Please help...due to various reasons I am having to do a install(network constantly drops and apple tech want me to re install after erasing my hard drive).

So when I first set up the account the create user screen appears (floating cube - when you turn on machine for first time).

Prompts me for my aaple id(I gave it the one I have on the apple site), then prompts me for my .mac id.(gave it), then defaults a name for my home directory - which I changed and there you go...I have my iMac all set up.

It appears this must be the "admin" account I am reading about. I also set up all my mail accounts under Mail(consolidated my accounts to all route here) and set up my iTunes/iPod and everything is authorized...all under the account/user I set up at start up.

So...I am gonna go through this again..obviously....how exactly do I do this so that I have a seperate acocount that STILL has my correct apple id/.Mac id associated with it and is NOT an admin account.

You do not get these options at start up and in playing around if I set up a new user account I do not have my mail or .Mac or apple account attributes.

Please help as I do not want to run as an admin for the potential reasons that have been articulated in other threads - but also do not understand how I can create a user account that will associate correctly with my iTunes store account/apple account/iMac account and mail accounts?

I will do this from start up - so can someone PLEASE walk me through how to set this up - I do not have to worry about saving anything at this point - I will redo everything I have done.

Please help!!
Much Appreciated!!
Ron
 

frankblundt

macrumors 65816
Sep 19, 2005
1,271
0
South of the border
The easiest way is to set up the first account (the default one you start with) with everything you want to use on a daily basis (like mail etc) that uses already installed software. This account will be an Admin account.

When you've got it the way you want it, go into Prefs > Accounts and make a new account called Admin (or whatever) and give it a different password. Check the box on that account that says "allow this user to administer". This is now an Admin account too. It helps to "enable Fast User Switching" at this point also.

Log into the new account just to check it's working.

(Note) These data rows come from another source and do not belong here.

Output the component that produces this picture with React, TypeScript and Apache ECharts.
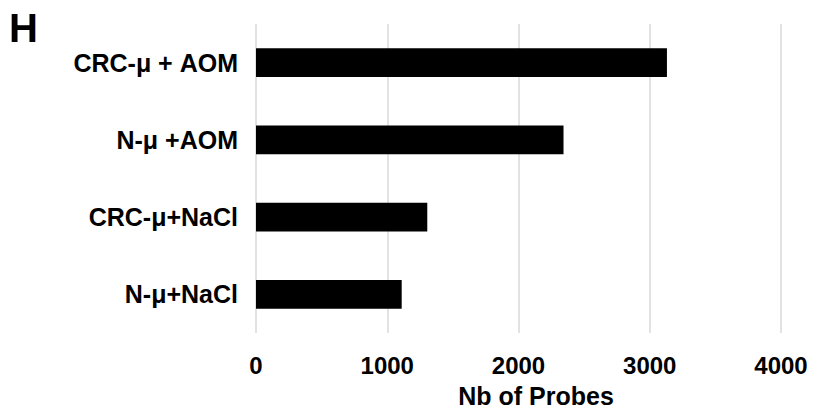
import React, { useEffect, useRef } from "react";
import * as echarts from "echarts";

const categories = ["N-μ+NaCl", "CRC-μ+NaCl", "N-μ +AOM", "CRC-μ + AOM"];
const probes = [1110, 1305, 2343, 3131];
const xTicks = { min: 0, max: 4000, interval: 1000 };
const panelLabel = "H";
const xTitle = "Nb of Probes";

export default function App() {
  const ref = useRef<HTMLDivElement>(null);
  useEffect(() => {
    if (!ref.current) return;
    const chart = echarts.init(ref.current, null, { renderer: "svg" });
    const font = "'Liberation Sans', Arial, sans-serif";
    chart.setOption({
      animation: false,
      backgroundColor: "#ffffff",
      grid: { left: 256, right: 45, top: 24, bottom: 78, containLabel: false },
      xAxis: {
        type: "value",
        min: xTicks.min,
        max: xTicks.max,
        interval: xTicks.interval,
        axisLine: { show: false },
        axisTick: { show: false },
        splitLine: { show: true, lineStyle: { color: "#d9d9d9", width: 1.5 } },
        axisLabel: {
          color: "#000",
          fontFamily: font,
          fontWeight: "bold",
          fontSize: 24,
          margin: 20,
          formatter: (v: number) => String(v),
        },
      },
      yAxis: {
        type: "category",
        data: categories,
        axisLine: { show: false },
        axisTick: { show: false },
        axisLabel: {
          color: "#000",
          fontFamily: font,
          fontWeight: "bold",
          fontSize: 25,
          margin: 18,
        },
      },
      series: [
        {
          type: "bar",
          data: probes,
          barCategoryGap: "63%",
          itemStyle: { color: "#000000" },
        },
      ],
      graphic: [
        {
          type: "text",
          left: 9,
          top: 8,
          style: {
            text: panelLabel,
            fontFamily: font,
            fontWeight: "bold",
            fontSize: 40,
            fill: "#000",
          },
        },
        {
          type: "text",
          x: 536,
          y: 396,
          style: {
            text: xTitle,
            fontFamily: font,
            fontWeight: "bold",
            fontSize: 25,
            fill: "#000",
            align: "center",
            verticalAlign: "middle",
          },
        },
      ],
    });
    return () => chart.dispose();
  }, []);
  return <div ref={ref} style={{ width: 826, height: 411, position: "absolute", left: 0, top: 0 }} />;
}
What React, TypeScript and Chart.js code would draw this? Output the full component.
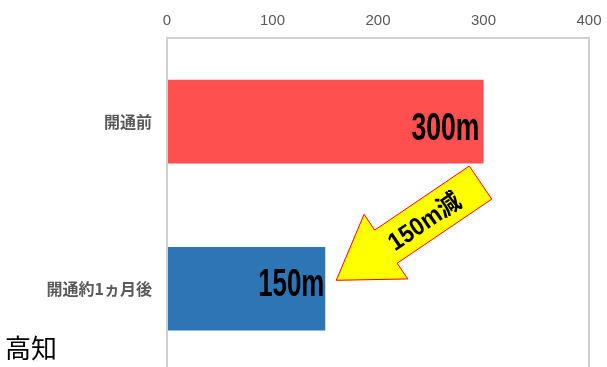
import React, { useEffect, useRef } from 'react';
import { Chart, registerables } from 'chart.js';

Chart.register(...registerables);

const categories = ['開通前', '開通約1ヵ月後'];
const values = [300, 150];
const barColors = ['#ff5050', '#2e75b6'];
const valueLabels = ['300m', '150m'];
const xMin = 0;
const xMax = 400;
const xStep = 100;
const arrowLabel = '150m減';
const regionTitle = '高知';

const drawFitted = (
  ctx: CanvasRenderingContext2D,
  text: string,
  x: number,
  y: number,
  font: string,
  width: number,
  align: CanvasTextAlign
) => {
  ctx.save();
  ctx.font = font;
  const w = ctx.measureText(text).width;
  const sx = width / w;
  ctx.translate(x, y);
  ctx.scale(sx, 1);
  ctx.textAlign = align;
  ctx.textBaseline = 'middle';
  ctx.fillStyle = '#000000';
  ctx.fillText(text, 0, 0);
  ctx.restore();
};

const overlayPlugin = {
  id: 'overlay',
  afterDatasetsDraw(chart: any) {
    const ctx: CanvasRenderingContext2D = chart.ctx;
    const meta = chart.getDatasetMeta(0);
    const red = meta.data[0];
    const blue = meta.data[1];
    const font = 'bold 39px "Liberation Sans", "DejaVu Sans", sans-serif';
    drawFitted(ctx, valueLabels[0], red.x - 4, red.y + 7.5, font, 68, 'right');
    drawFitted(ctx, valueLabels[1], blue.x - 1, blue.y - 3.5, font, 66, 'right');

    // arrow
    const tip = { x: blue.x + 11, y: blue.y - 8.5 };
    const tail = { x: red.x - 3, y: red.y + 61 };
    const dx = tip.x - tail.x;
    const dy = tip.y - tail.y;
    const L = Math.hypot(dx, dy);
    const u = { x: dx / L, y: dy / L };
    const n = { x: -u.y, y: u.x };
    const headLen = 60;
    const shaftHalf = 20;
    const headHalf = 39;
    const B = { x: tip.x - u.x * headLen, y: tip.y - u.y * headLen };
    const pts = [
      [tail.x + n.x * shaftHalf, tail.y + n.y * shaftHalf],
      [B.x + n.x * shaftHalf, B.y + n.y * shaftHalf],
      [B.x + n.x * headHalf, B.y + n.y * headHalf],
      [tip.x, tip.y],
      [B.x - n.x * headHalf, B.y - n.y * headHalf],
      [B.x - n.x * shaftHalf, B.y - n.y * shaftHalf],
      [tail.x - n.x * shaftHalf, tail.y - n.y * shaftHalf],
    ];
    ctx.save();
    ctx.beginPath();
    pts.forEach((p, i) => (i === 0 ? ctx.moveTo(p[0], p[1]) : ctx.lineTo(p[0], p[1])));
    ctx.closePath();
    ctx.fillStyle = '#ffff00';
    ctx.fill();
    ctx.strokeStyle = '#ff0000';
    ctx.lineWidth = 1;
    ctx.stroke();
    ctx.restore();

    // arrow text
    const angle = Math.atan2(-u.y, -u.x);
    const c = { x: tail.x + u.x * 68 + 1, y: tail.y + u.y * 68 + 2 };
    ctx.save();
    ctx.translate(c.x, c.y);
    ctx.rotate(angle);
    drawFitted(ctx, arrowLabel, 0, 0, 'bold 25px "Liberation Sans", "Noto Sans CJK JP", sans-serif', 82, 'center');
    ctx.restore();
  },
};

export default function App() {
  const canvasRef = useRef<HTMLCanvasElement | null>(null);

  useEffect(() => {
    document.body.style.overflow = 'hidden';
    const canvas = canvasRef.current;
    if (!canvas) return;
    const chart = new Chart(canvas, {
      type: 'bar',
      data: {
        labels: categories,
        datasets: [
          {
            data: values,
            backgroundColor: barColors,
            borderWidth: 0,
            barPercentage: 0.5,
            categoryPercentage: 1,
          },
        ],
      },
      options: {
        indexAxis: 'y',
        responsive: false,
        animation: false,
        events: [],
        layout: { padding: { top: 0, right: 18, bottom: 2, left: 0 } },
        plugins: {
          legend: { display: false },
          tooltip: { enabled: false },
        },
        scales: {
          x: {
            position: 'top',
            min: xMin,
            max: xMax,
            ticks: {
              stepSize: xStep,
              padding: 8,
              color: '#595959',
              font: { family: '"Liberation Sans", "DejaVu Sans", sans-serif', size: 15 },
            },
            grid: {
              drawTicks: false,
              lineWidth: 2,
              color: (c: any) =>
                c.tick && (c.tick.value === xMin || c.tick.value === xMax) ? '#d0d0d0' : 'rgba(0,0,0,0)',
            },
            border: { display: true, color: '#d0d0d0', width: 2 },
            afterFit: (scale: any) => {
              scale.height = 38;
              scale.paddingRight = 0;
              scale.paddingLeft = 0;
            },
          },
          y: {
            ticks: {
              padding: 15,
              color: '#595959',
              font: { family: '"Noto Sans CJK JP", sans-serif', size: 16, weight: 'bold' },
            },
            grid: { display: false, drawTicks: false },
            border: { display: false },
            afterFit: (scale: any) => {
              scale.width = 167;
            },
          },
        },
      },
      plugins: [overlayPlugin],
    } as any);
    return () => chart.destroy();
  }, []);

  return (
    <div style={{ position: 'absolute', left: 0, top: 0, width: 607, height: 397 }}>
      <canvas ref={canvasRef} width={607} height={397} style={{ display: 'block' }} />
      <div
        style={{
          position: 'absolute',
          left: 5,
          top: 333,
          fontFamily: '"Noto Sans CJK JP", sans-serif',
          fontSize: 26,
          lineHeight: '28px',
          color: '#000',
          zIndex: 2,
        }}
      >
        {regionTitle}
      </div>
    </div>
  );
}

Go back to your original account and UN-check that same "allow this user.." box on your day to day account. This is now no longer an admin account.

That's it really.

Use the "managed" (non-admin account) for daily surfing, mail etc. and the admin account for troubleshooting, software update etc. and when installing applications (so that the admin account is the "owner" and they can't be tampered with without the admin password).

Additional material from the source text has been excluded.